At the suggestion of process-improvement consultants, a CIO appointed a few "process owners." Each was assigned a process that engaged people from various parts of the organization in producing a specific service.

These process owners had authority over those processes. Sure, they were collaborative and involved stakeholders in designing and implementing new processes. But they were not process facilitators who served others by bringing teams to consensus on how they'll work together. Their job was to implement processes, and they had the final say.

Separation of Authority and Accountability

Despite their authority to decide processes, these process owners didn't have matching accountability for the effectiveness of those processes -- that is, they weren't always the ones accountable for delivering those services.

While process owners had authority without accountability, the reverse was true of everybody else. They were accountable for the delivery of services; but they didn't have the power to determine the processes they used to do their jobs.

If these service-delivery groups failed, there was no way to know whether it was due to their own poor performance, or due to a bad process. Nonetheless, they took the blame.

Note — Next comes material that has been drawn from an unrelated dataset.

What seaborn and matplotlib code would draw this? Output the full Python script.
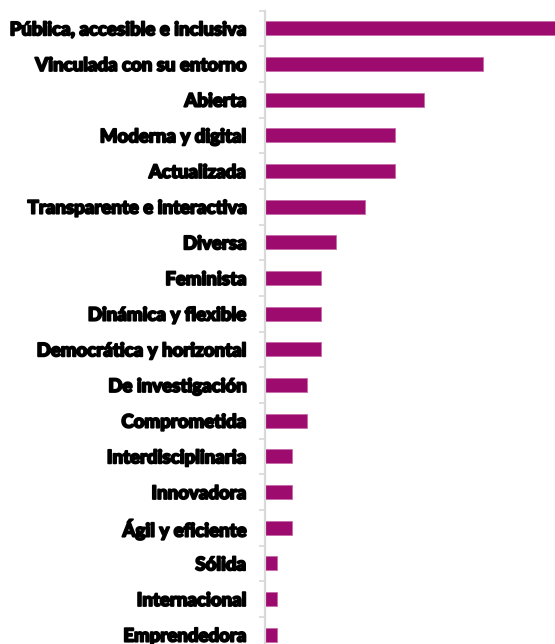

Process owners implemented processes. In fact, they implemented detailed, rigorous processes. They succeeded at their mission. But the organization became bureaucratic, slow, and inflexible as a result. This structure violated the Golden Rule.

Bottom Line

Refining an organization's processes is important. But it does not justify disempowering those who deliver the results of the those processes.

A better answer is to make everybody accountable for results and empowered to decide their own processes. Then, a process facilitator can serve these empowered entrepreneurs with industry best practices and the facilitation of cross-boundary process redesign initiatives.